I've had some problems to prove this proposition:
Let $f:\mathbb{R}^{n}\to \mathbb{R}^{n}$ a function of class $C^1$ such that $(f\circ f)(x_0)=x_0$ for some $x_0\in \mathbb{R}^{n}$ and $Df(f(x))Df(x)=I_n$, for all $x\in \mathbb{R}^{n}$, where $D$ denotes the derivative and $I_n$ the identy matrix of size $n$. Show that $f$ is invertible and $f=f^{-1}$.
Thanks.
Note that by the chain rule, $Df^2 \equiv I_n$. Thus, by Lagrange's mean value theorem,
$$ f^2(b) - f^2(a) = Df^2(b-a) = b-a \quad (\forall a,b \in \mathbb{R}^n) $$
In particular, since $f^2(x_0) = x_0$ and $f^2(b) - f^2(x_0) = b - x_0$, we can conclude that
$$ f^2(b) = b, $$
that is, $f^2 \equiv id$. Thus, $f$ is its own left and right inverse.
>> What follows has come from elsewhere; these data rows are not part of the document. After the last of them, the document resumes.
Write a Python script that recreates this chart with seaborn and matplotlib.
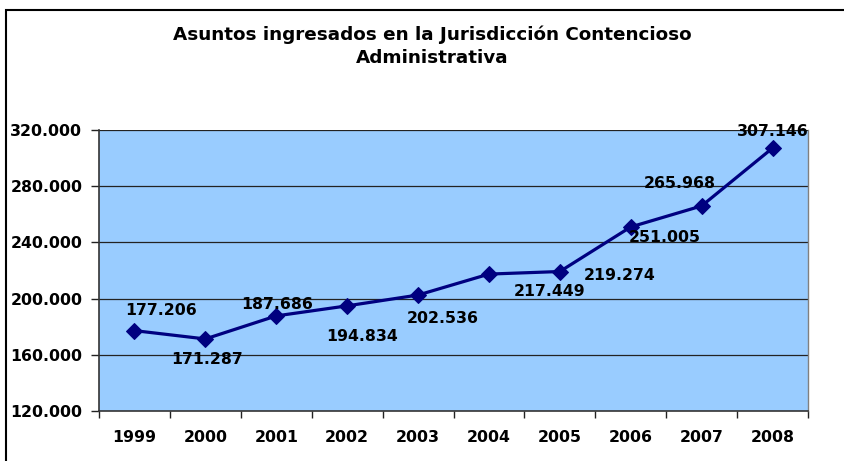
import matplotlib
matplotlib.use("Agg")
import matplotlib.pyplot as plt
import seaborn as sns
import pandas as pd
from matplotlib.ticker import FuncFormatter, FixedLocator
from matplotlib.patches import Rectangle

years = ["1999", "2000", "2001", "2002", "2003", "2004", "2005", "2006", "2007", "2008"]
asuntos = [177206, 171287, 187686, 194834, 202536, 217449, 219274, 251005, 265968, 307146]
y_ticks = [120000, 160000, 200000, 240000, 280000, 320000]
title = "Asuntos ingresados en la Jurisdicción Contencioso\nAdministrativa"

# label offsets in pixels (dx, dy) relative to each point
label_offsets = [(27, 20), (2, -21), (1, 11), (15, -31), (25, -23),
                 (61, -17), (60, -4), (34, -11), (-22, 22), (0, 17)]

sns.set_theme(style="white")
plt.rcParams["font.family"] = ["DejaVu Sans"]

def fmt(v, pos=None):
    return f"{int(round(v)):,}".replace(",", ".")

df = pd.DataFrame({"pos": list(range(len(years))), "year": years, "val": asuntos})

fig = plt.figure(figsize=(8.44, 4.61), dpi=100)
fig.patch.set_facecolor("white")
ax = fig.add_axes([99/844, 1-411/461, (808-99)/844, (411-130)/461])
ax.set_facecolor("#99CCFF")

for t in y_ticks[1:]:
    ax.axhline(t, color="#222222", lw=0.9, zorder=1)

sns.lineplot(data=df, x="pos", y="val", ax=ax, color="#000080", lw=2.3,
             marker="D", markersize=8.5, markeredgecolor="#000080",
             markerfacecolor="#000080", zorder=3)

FS = 11.3
ax.set_xlim(-0.5, len(years) - 0.5)
ax.set_ylim(y_ticks[0], y_ticks[-1])
ax.yaxis.set_major_locator(FixedLocator(y_ticks))
ax.yaxis.set_major_formatter(FuncFormatter(fmt))
ax.set_xticks(range(len(years)))
ax.set_xticklabels(years)
ax.xaxis.set_minor_locator(FixedLocator([i - 0.5 for i in range(len(years) + 1)]))
ax.tick_params(axis="x", which="major", length=0, pad=14, labelsize=FS)
ax.tick_params(axis="x", which="minor", length=5, width=1, color="#222222", direction="out", bottom=True)
ax.tick_params(axis="y", which="major", length=6, width=1, color="#222222", direction="out", left=True, pad=6, labelsize=FS)
for lab in ax.get_xticklabels() + ax.get_yticklabels():
    lab.set_fontweight("bold")
    lab.set_color("black")
ax.set_xlabel("")
ax.set_ylabel("")

for side in ["left", "bottom"]:
    ax.spines[side].set_color("#333333")
    ax.spines[side].set_linewidth(1.2)
ax.spines["right"].set_color("#808080")
ax.spines["right"].set_linewidth(1.0)
ax.spines["top"].set_visible(False)

for i, v in enumerate(asuntos):
    dx, dy = label_offsets[i]
    ax.annotate(fmt(v), (i, v), xytext=(dx, dy), textcoords="offset pixels",
                ha="center", va="center", fontsize=FS, fontweight="bold",
                color="black", zorder=4)

fig.text(432/844, 1-46/461, title, ha="center", va="center", fontsize=13.2,
         fontweight="bold", linespacing=1.35, color="black")

fig.add_artist(Rectangle((6/844, -0.1), 1.2, 1 - 10/461 + 0.1, transform=fig.transFigure,
                         fill=False, edgecolor="black", lw=1.5))

fig.savefig("out.png", dpi=100, facecolor="white")
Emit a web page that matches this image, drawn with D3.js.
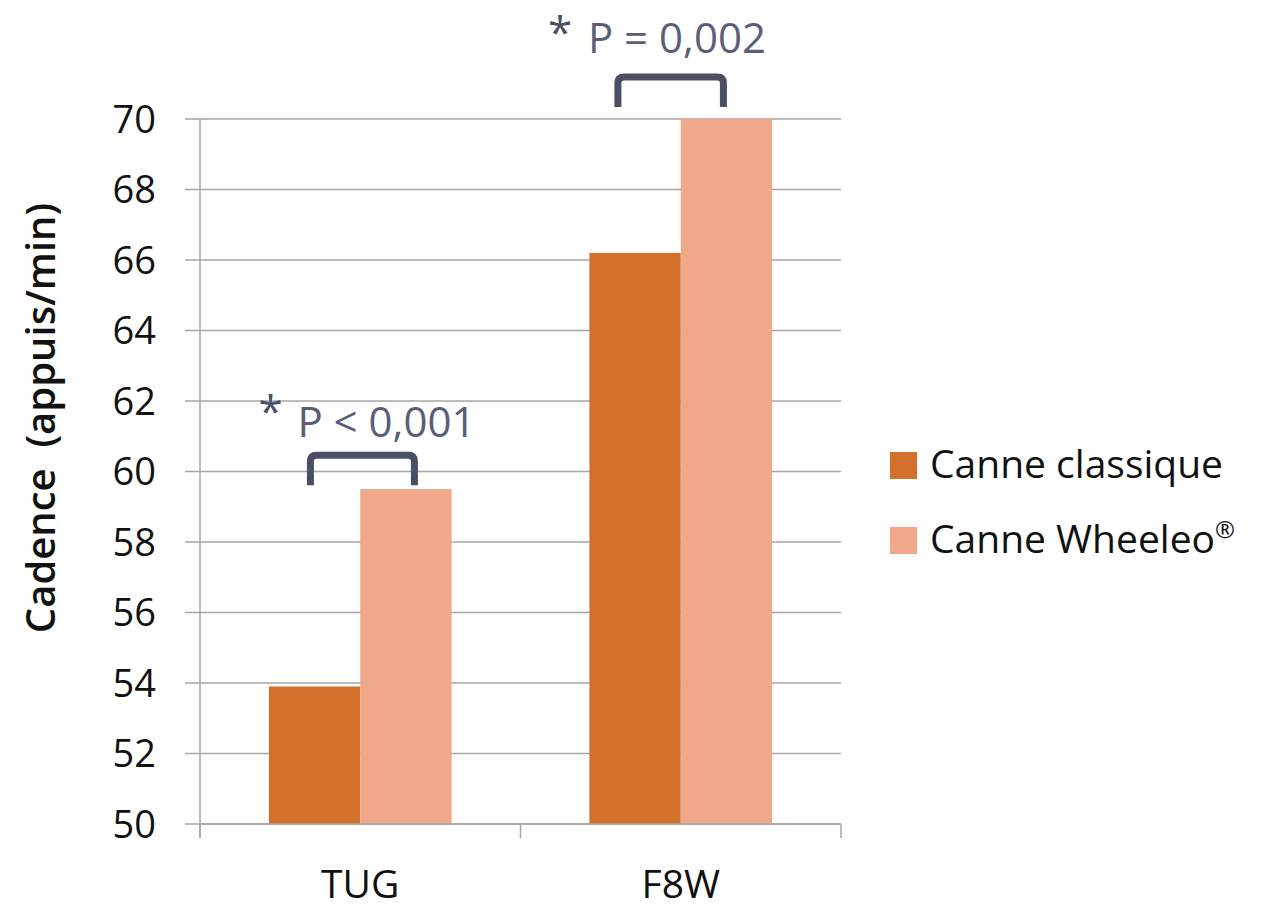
<!DOCTYPE html>
<html><head><meta charset="utf-8">
<script src="https://cdn.jsdelivr.net/npm/d3@7"></script>
<style>body{margin:0;background:#fff}svg{display:block}text{font-family:"Open Sans","Noto Sans",sans-serif}</style>
</head><body>
<svg id="c" width="1266" height="908"></svg>
<script>
const categories = ["TUG", "F8W"];
const seriesNames = ["Canne classique", "Canne Wheeleo"];
const classique = [53.9, 66.2];
const wheeleo = [59.5, 70.0];
const yTicks = [50, 52, 54, 56, 58, 60, 62, 64, 66, 68, 70];
const pLabels = ["P < 0,001", "P = 0,002"];
const colors = ["#d2702b", "#f0a78a"];

(function () {
const svg = d3.select("#c");
const pLeft = 200, pRight = 841, pTop = 119, pBottom = 824;
const x = d3.scaleBand().domain(categories).range([pLeft, pRight]).paddingInner(0.43).paddingOuter(0.215);
const xs = d3.scaleBand().domain(seriesNames).range([0, x.bandwidth()]);
const y = d3.scaleLinear().domain([50, 70]).range([pBottom, pTop]);
const gridColor = "#a6a6a6";

svg.append("g").selectAll("line").data(yTicks).join("line")
  .attr("x1", pLeft - 15).attr("x2", pRight).attr("y1", d => y(d)).attr("y2", d => y(d))
  .attr("stroke", gridColor).attr("stroke-width", 1.5);
svg.append("line").attr("x1", pLeft).attr("x2", pLeft).attr("y1", pTop).attr("y2", pBottom + 14)
  .attr("stroke", gridColor).attr("stroke-width", 1.5);
const bounds = [pLeft, (pLeft + pRight) / 2, pRight];
svg.append("g").selectAll("line").data(bounds).join("line")
  .attr("x1", d => d).attr("x2", d => d).attr("y1", pBottom).attr("y2", pBottom + 14)
  .attr("stroke", gridColor).attr("stroke-width", 1.5);

const data = categories.map((c, i) => ({c, vals: [classique[i], wheeleo[i]]}));
const g = svg.append("g");
data.forEach(d => {
  d.vals.forEach((v, j) => {
    g.append("rect").attr("x", x(d.c) + xs(seriesNames[j])).attr("width", xs.bandwidth())
      .attr("y", y(v)).attr("height", y(50) - y(v)).attr("fill", colors[j]);
  });
});
svg.append("line").attr("x1", pLeft).attr("x2", pRight).attr("y1", pBottom).attr("y2", pBottom)
  .attr("stroke", gridColor).attr("stroke-width", 1.5);

svg.append("g").selectAll("text").data(yTicks).join("text")
  .attr("x", 156).attr("y", d => y(d)).attr("dy", "0.36em").attr("text-anchor", "end")
  .attr("font-size", 38).attr("fill", "#111").text(d => d);

svg.append("g").selectAll("text").data(categories).join("text")
  .attr("x", d => x(d) + x.bandwidth() / 2).attr("y", 898).attr("text-anchor", "middle")
  .attr("font-size", 39).attr("fill", "#111").text(d => d);

svg.append("text").attr("transform", "translate(55,418) rotate(-90)").attr("text-anchor", "middle")
  .style("white-space", "pre")
  .attr("font-size", 40).attr("font-weight", 600).attr("fill", "#111").text("Cadence  (appuis/min)");

seriesNames.forEach((n, i) => {
  const base = 478 + i * 75;
  svg.append("rect").attr("x", 890).attr("y", base - 26).attr("width", 27).attr("height", 27).attr("fill", colors[i]);
  const t = svg.append("text").attr("x", 930).attr("y", base).attr("font-size", 39).attr("fill", "#111").text(n);
  if (i === 1) t.append("tspan").attr("font-size", 24).attr("dy", -15).text("®");
});

const annColor = "#4b4f66";
// layout offsets for brackets/labels (px), per category
const brL = [41.5, 28.5], brR = [145.5, 134], brGap = [4, 12];
const starDx = [-52, -70], starDy = [-28.5, -29.5], pDx = [-13, -30], pDy = [-18.5, -24.5];
data.forEach((d, i) => {
  const maxV = Math.max(...d.vals);
  const x0 = x(d.c) + brL[i];
  const x1 = x(d.c) + brR[i];
  const yb = y(maxV) - brGap[i];
  const yt = yb - 30;
  const r = 6;
  svg.append("path")
    .attr("d", `M${x0},${yb} V${yt + r} Q${x0},${yt} ${x0 + r},${yt} H${x1 - r} Q${x1},${yt} ${x1},${yt + r} V${yb}`)
    .attr("fill", "none").attr("stroke", annColor).attr("stroke-width", 7);
  svg.append("text").attr("x", x0 + starDx[i]).attr("y", yt + starDy[i]).attr("font-size", 44).attr("fill", annColor).text("*");
  svg.append("text").attr("x", x0 + pDx[i]).attr("y", yt + pDy[i]).attr("font-size", 42).attr("fill", "#5a5e78").text(pLabels[i]);
});
})();
</script>
</body></html>
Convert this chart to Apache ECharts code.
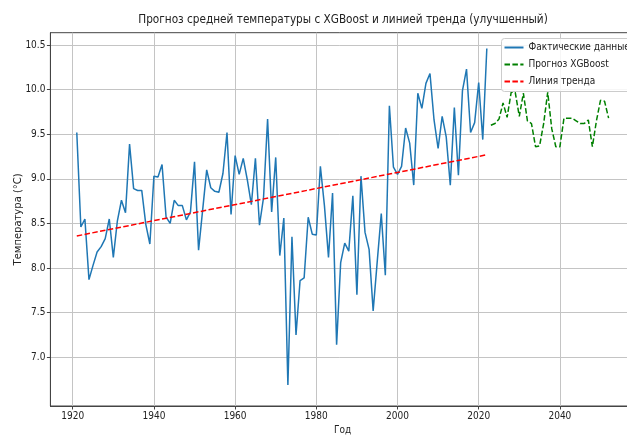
<!DOCTYPE html>
<html>
<head>
<meta charset="utf-8">
<script src="https://cdn.jsdelivr.net/npm/echarts@6/dist/echarts.min.js"></script>
<style>
html,body{margin:0;padding:0;background:#fff;}
#chart{width:627px;height:435px;}
</style>
</head>
<body>
<div id="chart"></div>
<script>
// ---- data ----
const actualStartYear = 1921;
const actualTemps = [
  9.52, 8.46, 8.55, 7.87, 8.03, 8.18, 8.24, 8.33, 8.55, 8.12,
  8.53, 8.76, 8.62, 9.39, 8.89, 8.87, 8.87, 8.49, 8.27, 9.03,
  9.02, 9.16, 8.57, 8.50, 8.76, 8.70, 8.70, 8.54, 8.63, 9.19,
  8.20, 8.65, 9.10, 8.90, 8.86, 8.85, 9.06, 9.52, 8.60, 9.26,
  9.05, 9.23, 8.99, 8.71, 9.23, 8.48, 8.79, 9.67, 8.63, 9.24,
  8.14, 8.56, 6.69, 8.35, 7.25, 7.86, 7.89, 8.57, 8.38, 8.37,
  9.14, 8.70, 8.12, 8.84, 7.14, 8.06, 8.28, 8.19, 8.81, 7.70,
  9.03, 8.40, 8.21, 7.52, 8.07, 8.61, 7.92, 9.82, 9.13, 9.05,
  9.14, 9.57, 9.40, 8.93, 9.96, 9.79, 10.07, 10.18, 9.66, 9.34,
  9.70, 9.47, 8.93, 9.80, 9.04, 9.99, 10.23, 9.52, 9.63, 10.08,
  9.44, 10.46
];
const forecastStartYear = 2023;
const forecastTemps = [
  9.60, 9.62, 9.67, 9.85, 9.69, 9.97, 9.97, 9.70, 9.96, 9.65,
  9.62, 9.36, 9.37, 9.62, 9.97, 9.56, 9.36, 9.36, 9.68, 9.68,
  9.68, 9.65, 9.62, 9.62, 9.66, 9.36, 9.65, 9.88, 9.87, 9.68
];
const trendYears = [1921, 2022];
const trendTemps = [8.36, 9.27];
const xTickValues = [1920, 1940, 1960, 1980, 2000, 2020, 2040];
const yTickValues = [7.0, 7.5, 8.0, 8.5, 9.0, 9.5, 10.0, 10.5];
const seriesNames = ['Фактические данные', 'Прогноз XGBoost', 'Линия тренда'];
const titleText = 'Прогноз средней температуры с XGBoost и линией тренда (улучшенный)';
const xName = 'Год';
const yName = 'Температура (°C)';

// ---- build ----
const pairs = (start, vals) => vals.map((v, i) => [start + i, v]);
const actualData = pairs(actualStartYear, actualTemps);
const forecastData = pairs(forecastStartYear, forecastTemps);
const trendData = trendYears.map((y, i) => [y, trendTemps[i]]);

const FONT = '"DejaVu Sans Condensed", "DejaVu Sans", sans-serif';
const gridColor = '#c4c4c4';
const spineColor = '#444';

const chart = echarts.init(document.getElementById('chart'), null, {renderer: 'canvas'});
chart.setOption({
  animation: false,
  backgroundColor: '#ffffff',
  title: {
    text: titleText,
    left: 343,
    top: 14,
    padding: 0,
    textAlign: 'center',
    textStyle: {fontFamily: FONT, fontSize: 11.7, fontWeight: 'normal', color: '#222'}
  },
  grid: {
    left: 50.4, top: 32.7, width: 584.6, height: 373.3,
    containLabel: false,
    outerBoundsMode: 'none',
    show: true, borderColor: spineColor, borderWidth: 1, backgroundColor: 'transparent'
  },
  legend: {
    orient: 'vertical',
    left: 501.5, top: 38.5,
    padding: [4, 8, 5, 2],
    itemWidth: 19, itemHeight: 10, itemGap: 7,
    itemStyle: {opacity: 0},
    backgroundColor: 'rgba(255,255,255,0.85)',
    borderColor: '#cccccc', borderWidth: 1, borderRadius: 3,
    textStyle: {fontFamily: FONT, fontSize: 10, color: '#222'},
    data: seriesNames
  },
  xAxis: {
    type: 'value',
    min: 1914.5, max: 2058.5,
    name: xName, nameLocation: 'middle', nameGap: 19, nameMoveOverlap: false,
    nameTextStyle: {fontFamily: FONT, fontSize: 10, color: '#222'},
    axisLine: {show: true, onZero: false, lineStyle: {color: spineColor, width: 1}},
    axisTick: {show: true, customValues: xTickValues, length: 3.5, lineStyle: {color: spineColor}},
    axisLabel: {customValues: xTickValues, fontFamily: FONT, fontSize: 10, color: '#222', margin: 5,
      formatter: v => String(v)},
    splitLine: {show: true, lineStyle: {color: gridColor, width: 1}}
  },
  yAxis: {
    type: 'value',
    min: 6.454, max: 10.638,
    name: yName, nameLocation: 'middle', nameGap: 27, nameRotate: 90, nameMoveOverlap: false,
    nameTextStyle: {fontFamily: '"DejaVu Sans", sans-serif', fontSize: 10, color: '#222'},
    axisLine: {show: true, onZero: false, lineStyle: {color: spineColor, width: 1}},
    axisTick: {show: true, customValues: yTickValues, length: 3.5, lineStyle: {color: spineColor}},
    axisLabel: {customValues: yTickValues, fontFamily: FONT, fontSize: 10, color: '#222', margin: 5,
      formatter: v => v.toFixed(1)},
    splitLine: {show: true, lineStyle: {color: gridColor, width: 1}}
  },
  series: [
    {
      name: seriesNames[0], type: 'line', data: actualData, symbol: 'none',
      itemStyle: {color: '#1f77b4'},
      lineStyle: {color: '#1f77b4', width: 1.5}
    },
    {
      name: seriesNames[1], type: 'line', data: forecastData, symbol: 'none',
      itemStyle: {color: '#008000'},
      lineStyle: {color: '#008000', width: 1.5, type: [5.5, 2.4]}
    },
    {
      name: seriesNames[2], type: 'line', data: trendData, symbol: 'none',
      itemStyle: {color: '#ff0000'},
      lineStyle: {color: '#ff0000', width: 1.5, type: [5.5, 2.4]}
    }
  ]
});
</script>
</body>
</html>
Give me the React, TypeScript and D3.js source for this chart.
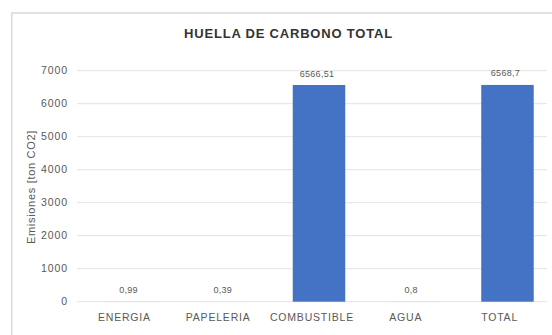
import React from "react";
import * as d3 from "d3";

const categories = ["ENERGIA", "PAPELERIA", "COMBUSTIBLE", "AGUA", "TOTAL"];
const values = [0.99, 0.39, 6566.51, 0.8, 6568.7];
const valueLabels = ["0,99", "0,39", "6566,51", "0,8", "6568,7"];
const yTicks = [0, 1000, 2000, 3000, 4000, 5000, 6000, 7000];
const title = "HUELLA DE CARBONO TOTAL";
const yTitle = "Emisiones [ton CO2]";

const W = 552;
const H = 335;
const font = "'Liberation Sans', Arial, sans-serif";

export default function App() {
  const y = d3.scaleLinear().domain([0, 7000]).range([301.7, 70.7]);
  const xLabel = d3.scaleBand().domain(categories).range([77.5, 546.5]);
  const xBar = d3
    .scaleBand()
    .domain(categories)
    .range([83.4, 554.6])
    .paddingInner(0.443)
    .paddingOuter(0.2215);
  const xBarCenter = (c: string) => (xBar(c) as number) + xBar.bandwidth() / 2;
  const xLabelCenter = (c: string) => (xLabel(c) as number) + xLabel.bandwidth() / 2;

  return (
    <svg
      width={W}
      height={H}
      style={{ position: "absolute", left: 0, top: 0, background: "#fff" }}
    >
      <rect x={11.7} y={13} width={W + 10} height={H + 10} fill="#fff" stroke="#d9d9d9" strokeWidth={1.5} />
      <text
        x={288.5}
        y={37.5}
        textAnchor="middle"
        fontFamily={font}
        fontWeight="bold"
        fontSize={13}
        letterSpacing={0.8}
        fill="#333333"
      >
        {title}
      </text>
      {yTicks.map((t) => (
        <g key={t}>
          <line x1={77} x2={547} y1={y(t)} y2={y(t)} stroke="#e3e3e3" strokeWidth={1} />
          <text
            x={68}
            y={y(t) + 3.7}
            textAnchor="end"
            fontFamily={font}
            fontSize={10.5}
            letterSpacing={0.9}
            fill="#595959"
          >
            {t}
          </text>
        </g>
      ))}
      {categories.map((c, i) => (
        <g key={c}>
          <rect
            x={xBar(c)}
            y={y(values[i])}
            width={xBar.bandwidth()}
            height={y(0) - y(values[i])}
            fill="#4472C4"
          />
          <text
            x={xBarCenter(c) - 2}
            y={y(values[i]) - 8.5}
            textAnchor="middle"
            fontFamily={font}
            fontSize={9}
            letterSpacing={0.3}
            fill="#595959"
          >
            {valueLabels[i]}
          </text>
          <text
            x={xLabelCenter(c)}
            y={320.5}
            textAnchor="middle"
            fontFamily={font}
            fontSize={10.5}
            letterSpacing={0.8}
            fill="#595959"
          >
            {c}
          </text>
        </g>
      ))}
      <text
        transform={`translate(34.5,187) rotate(-90)`}
        textAnchor="middle"
        fontFamily={font}
        fontSize={11}
        letterSpacing={0.7}
        fill="#595959"
      >
        {yTitle}
      </text>
    </svg>
  );
}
In particular, $f$ is injective: if $f(x) = f(y)$, then
$$ x = f^2(x) = f^2(y) = y. $$
For a similar reason, we also get surjectivity: for each $p \in \mathbb{R}$,
$$ f(f(p)) = p. $$
Finally, since this proves that $f$ is invertible, from $f^2 \equiv id$ we get that
$$ f \equiv f^{-1} $$
by composing with $f^{-1}$ at both sides of the equation.